Featured on the record are Ed Robertson of the Barenaked Ladies, Kenny Aronoff, who, as drummer, worked with John Mellencamp and the Smashing Pumpkins, Peter Holesapple of R.E.M., Bob Medici (Lou Reed), Hal Craggin (Iggy Pop) and Timothy B. Schmidt of legendary rock band The Eagles. Jim Goodwin (The Call, Velvet Underground) co-wrote and produced the EP. While the record is getting air play in most markets, including Toronto and New York, Montreal (with the exception of one radio station), ironically, has not jumped at the opportunity at promoting a local musician.

Andy Kim has sold 30 million records during a time when defining Canadian 'music' was elusive. No doubt, Canada's greatest acts had to leave the nest to be with the best and the rest in the 60s and 70s. Legendary acts like Neil Young, Joni Mitchell, Gordon Lightfoot (who still remains underrated in my mind), The Band, Ronnie Hawkins, Bachman-Turner Overdrive, The Guess Who and Anne Murray are just some of the artists who found fame in the United States and have since been absorbed under the rock Americana umbrella - though they never forgot their Canadian roots.

Even acts such as Rush and April Wine performed during a time when Canadian roots music was still in its infancy stage. Among Kim's greatest songs, which includes 9 Top 40 singles and a Juno Award, are 'Rock Me Gently', 'Baby, I Love you', and 'Be my Baby.' But Andy Kim's signature song was the rock anthem co-written with Jeff Barry - 'Sugar,Sugar', from cartoon series The Archies. Even if Kim had not made a comeback, his contribution to rock was established. Andy Kim is a pioneer for many Canadian musicians who followed later.

Today, the fruits of all the labour of great Canadian musicians are there for all to see. New performers such as Alanis Morrissette, The Tragically Hip, Cowboy Junkies, Barenaked Ladies, Blue Rodeo and a host of other Canadian bands can now seek, without having to leave the nest, expression and popularity in Canada. With the right combination of luck and marketing, they can also find a receptive and lucrative American audience. Canadian rock has finally found its voice as it confidently takes part in the new global music market. While our musicians operate on a global stage they are now part of Canadiana. Actually, if the 60s had the British invasion, a case can be made, with proper branding, of a modern Canadian invasion.

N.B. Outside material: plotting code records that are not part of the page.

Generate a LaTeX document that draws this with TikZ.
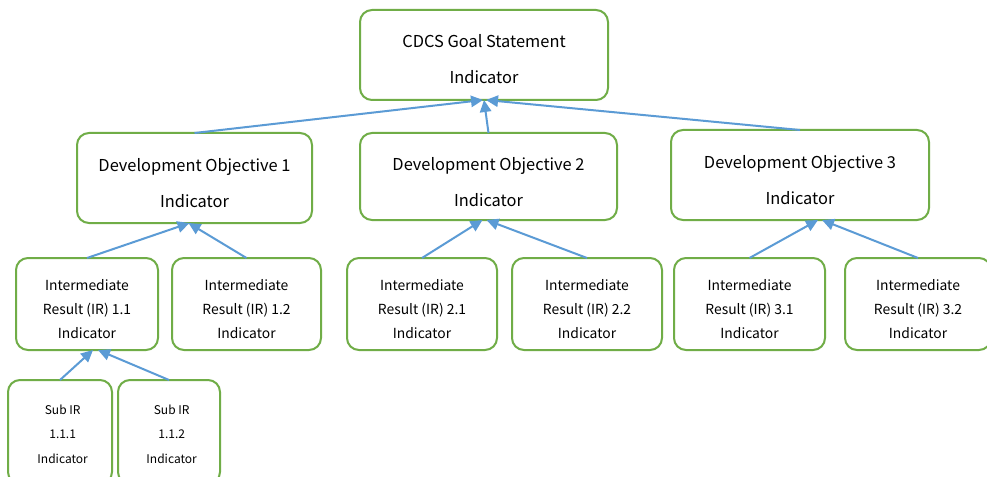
\documentclass[tikz,border=0pt]{standalone}
\usepackage{fontspec}
\setmainfont{Noto Sans CJK JP}
\usetikzlibrary{arrows.meta}
\definecolor{boxgreen}{HTML}{70AD47}
\definecolor{linkblue}{HTML}{5B9BD5}
\tikzset{
  box/.style={draw=boxgreen, line width=1.5pt, rounded corners=9pt, fill=white,
    inner sep=0pt, outer sep=0pt},
  caption/.style={align=center, text=black, inner sep=0pt},
  bigtext/.style={caption, font=\fontsize{12.3}{27}\selectfont},
  irtext/.style={caption, font=\fontsize{10.4}{18}\selectfont},
  subtext/.style={caption, font=\fontsize{9}{18.4}\selectfont},
  link/.style={draw=linkblue, line width=1.5pt, -{Triangle[length=9pt,width=8.5pt]}},
}
\begin{document}
\begin{tikzpicture}[x=0.75pt, y=-0.75pt]
\useasboundingbox (0,0) rectangle (987,477);
\fill[white] (0,0) rectangle (987,477);

% goal
\node[box, minimum width=186pt, minimum height=67.5pt,
  label={[bigtext, yshift=-3pt]center:{CDCS Goal Statement\\Indicator}}] (goal) at (484,55) {};

% development objectives
\node[box, minimum width=176.25pt, minimum height=67.5pt,
  label={[bigtext, yshift=-3.5pt]center:{Development Objective 1\\Indicator}}] (do1) at (194.5,178) {};
\node[box, minimum width=192.75pt, minimum height=65.25pt,
  label={[bigtext, yshift=-4.5pt]center:{Development Objective 2\\Indicator}}] (do2) at (488.5,176.5) {};
\node[box, minimum width=193.5pt, minimum height=67.5pt,
  label={[bigtext, yshift=-3.5pt]center:{Development Objective 3\\Indicator}}] (do3) at (800,175) {};

% intermediate results
\node[box, minimum width=106.5pt, minimum height=69pt,
  label={[irtext, yshift=-3.5pt]center:{Intermediate\\Result (IR) 1.1\\Indicator}}] (ir11) at (87,304) {};
\node[box, minimum width=111.75pt, minimum height=69pt,
  label={[irtext, yshift=-3.5pt]center:{Intermediate\\Result (IR) 1.2\\Indicator}}] (ir12) at (246.5,304) {};
\node[box, minimum width=112.5pt, minimum height=69pt,
  label={[irtext, yshift=-3.5pt]center:{Intermediate\\Result (IR) 2.1\\Indicator}}] (ir21) at (422,304) {};
\node[box, minimum width=112.5pt, minimum height=69pt,
  label={[irtext, yshift=-3.5pt]center:{Intermediate\\Result (IR) 2.2\\Indicator}}] (ir22) at (587,304) {};
\node[box, minimum width=113.25pt, minimum height=69pt,
  label={[irtext, yshift=-3.5pt]center:{Intermediate\\Result (IR) 3.1\\Indicator}}] (ir31) at (749.5,304) {};
\node[box, minimum width=109.5pt, minimum height=69pt,
  label={[irtext, yshift=-3.5pt]center:{Intermediate\\Result (IR) 3.2\\Indicator}}] (ir32) at (918,304) {};

% sub intermediate results
\node[box, minimum width=78pt, minimum height=78pt,
  label={[subtext, yshift=-1.5pt, xshift=2pt]center:{Sub IR\\1.1.1\\Indicator}}] (sub1) at (60,432) {};
\node[box, minimum width=76.5pt, minimum height=78pt,
  label={[subtext, yshift=-1.5pt, xshift=2pt]center:{Sub IR\\1.1.2\\Indicator}}] (sub2) at (169,432) {};

% links from child to parent
\draw[link] (do1.north) -- ([xshift=-0.75pt]goal.south);
\draw[link] (do2.north) -- (goal.south);
\draw[link] (do3.north) -- ([xshift=1.5pt]goal.south);

\draw[link] (ir11.north) -- ([xshift=-3.75pt]do1.south);
\draw[link] (ir12.north) -- ([xshift=-4.5pt]do1.south);
\draw[link] (ir21.north) -- ([xshift=-4.5pt]do2.south);
\draw[link] (ir22.north) -- ([xshift=-1.5pt]do2.south);
\draw[link] (ir31.north) -- ([xshift=13.5pt]do3.south);
\draw[link] (ir32.north) -- ([xshift=16.5pt]do3.south);

\draw[link] (sub1.north) -- ([xshift=4.5pt]ir11.south);
\draw[link] (sub2.north) -- ([xshift=8.25pt]ir11.south);
\end{tikzpicture}
\end{document}
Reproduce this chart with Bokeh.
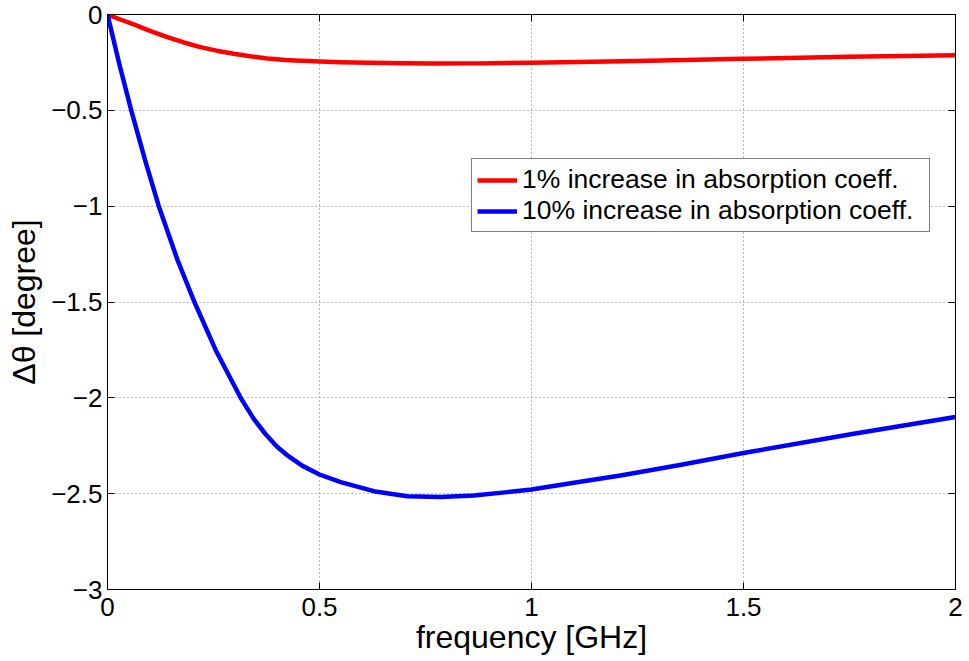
from bokeh.plotting import figure
from bokeh.models import (Range1d, LinearAxis, FixedTicker, CustomJSTickFormatter,
                          Legend, LegendItem)
from bokeh.embed import file_html
from bokeh.resources import INLINE

# ---- data ----
freq_red = [0.0, 0.03, 0.062, 0.10, 0.141, 0.18, 0.219, 0.26, 0.298, 0.34, 0.377, 0.42,
            0.455, 0.5, 0.55, 0.612, 0.69, 0.77, 0.88, 1.0, 1.25, 1.5, 1.75, 2.0]
dtheta_red = [0.0, -0.026, -0.052, -0.085, -0.118, -0.146, -0.17, -0.19, -0.205, -0.219,
              -0.229, -0.237, -0.241, -0.245, -0.249, -0.252, -0.254, -0.256, -0.255,
              -0.252, -0.242, -0.231, -0.221, -0.212]

freq_blue = [0.0, 0.028, 0.056, 0.09, 0.121, 0.165, 0.205, 0.255, 0.314, 0.345, 0.373,
             0.40, 0.424, 0.46, 0.5, 0.55, 0.628, 0.707, 0.785, 0.864, 0.943, 1.0, 1.10,
             1.21, 1.35, 1.5, 1.76, 2.0]
dtheta_blue = [0.0, -0.26, -0.5, -0.77, -1.0, -1.28, -1.5, -1.75, -2.0, -2.11, -2.19,
               -2.255, -2.30, -2.355, -2.40, -2.44, -2.487, -2.513, -2.518, -2.509,
               -2.492, -2.478, -2.443, -2.405, -2.35, -2.288, -2.187, -2.10]

x_ticks = [0, 0.5, 1, 1.5, 2]
y_ticks = [-3, -2.5, -2, -1.5, -1, -0.5, 0]
labels = ["1% increase in absorption coeff.", "10% increase in absorption coeff."]
x_label = "frequency [GHz]"
y_label = "\u0394\u03b8 [degree]"

FONT = "Liberation Sans"

p = figure(width=969, height=661, x_range=Range1d(0, 2), y_range=Range1d(-3, 0),
           output_backend="svg", toolbar_location=None,
           min_border_left=107, min_border_right=14, min_border_top=14,
           min_border_bottom=72, background_fill_color="white",
           border_fill_color="white")
p.outline_line_color = "black"
p.outline_line_width = 1

fmt = CustomJSTickFormatter(code="""
    return tick < 0 ? "\\u2212" + String(Math.abs(tick)) : String(tick);
""")

for ax in (p.xaxis[0], p.yaxis[0]):
    ax.major_label_text_font = FONT
    ax.major_label_text_font_size = "26px"
    ax.major_label_text_color = "black"
    ax.axis_label_text_font = FONT
    ax.axis_label_text_font_size = "32px"
    ax.axis_label_text_font_style = "normal"
    ax.axis_label_text_color = "black"
    ax.major_tick_in = 7
    ax.major_tick_out = 0
    ax.minor_tick_line_color = None
    ax.axis_line_color = "black"
    ax.major_tick_line_color = "black"
    ax.formatter = fmt

p.xaxis[0].ticker = FixedTicker(ticks=x_ticks)
p.yaxis[0].ticker = FixedTicker(ticks=y_ticks)
p.xaxis[0].axis_label = x_label
p.yaxis[0].axis_label = y_label
p.xaxis[0].major_label_standoff = 8
p.xaxis[0].axis_label_standoff = 0
p.yaxis[0].major_label_standoff = 5
p.yaxis[0].axis_label_standoff = 6

# mirrored axes (ticks only) on top and right
top = LinearAxis(ticker=FixedTicker(ticks=x_ticks), major_label_text_font_size="0px",
                 major_label_standoff=0, major_tick_in=7, major_tick_out=0,
                 minor_tick_line_color=None, axis_line_color="black")
right = LinearAxis(y_range_name="default", ticker=FixedTicker(ticks=y_ticks),
                   major_label_text_font_size="0px", major_label_standoff=0,
                   major_tick_in=7, major_tick_out=0, minor_tick_line_color=None,
                   axis_line_color="black")
p.add_layout(top, "above")
p.add_layout(right, "right")

p.xgrid.ticker = FixedTicker(ticks=x_ticks)
p.ygrid.ticker = FixedTicker(ticks=y_ticks)
p.grid.grid_line_color = "#555555"
p.grid.grid_line_dash = "1 3"
p.grid.grid_line_width = 1
p.grid.grid_line_alpha = 0.8

r1 = p.line(freq_red, dtheta_red, line_color="#ff0000", line_width=4.5,
            line_join="round")
r2 = p.line(freq_blue, dtheta_blue, line_color="#0000ff", line_width=4.5,
            line_join="round")

legend = Legend(items=[LegendItem(label=labels[0], renderers=[r1]),
                       LegendItem(label=labels[1], renderers=[r2])],
                location=(364, 357), orientation="vertical",
                border_line_color="black", border_line_width=1,
                background_fill_color="white", background_fill_alpha=1,
                label_text_font=FONT, label_text_font_size="26.5px",
                label_text_color="black",
                glyph_width=40, glyph_height=28, label_height=28,
                label_width=402, label_standoff=5, padding=5, spacing=0,
                margin=0)
p.add_layout(legend, "center")

open("out.html", "w").write(file_html(p, INLINE))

Momentum is clearly on Andy Kim's side. The reason why Tony Bennett found a new audience was because of the ability of his talent and music to cross and speak to several generations. In Andy Kim, we find the same attributes. Many of the musicians who worked with Kim on his latest records showed up at the recording with 45's for him to sign. Imagine that, great musicians who have left a legacy asked for the autograph of an adventurous artist (he left home for New York City when he was 16) from Montreal.

He may have been under the radar screen for 20 years, but there is a lesson here - if you remain honest and true to your music free of all the shallowness so prevalent today, people will remember and always respect what you have accomplished. It's why Chuck Berry will outlive any manufactured robot littering music today.

Andy Kim, too, has stood the test of time and he has returned. Welcome back, kid!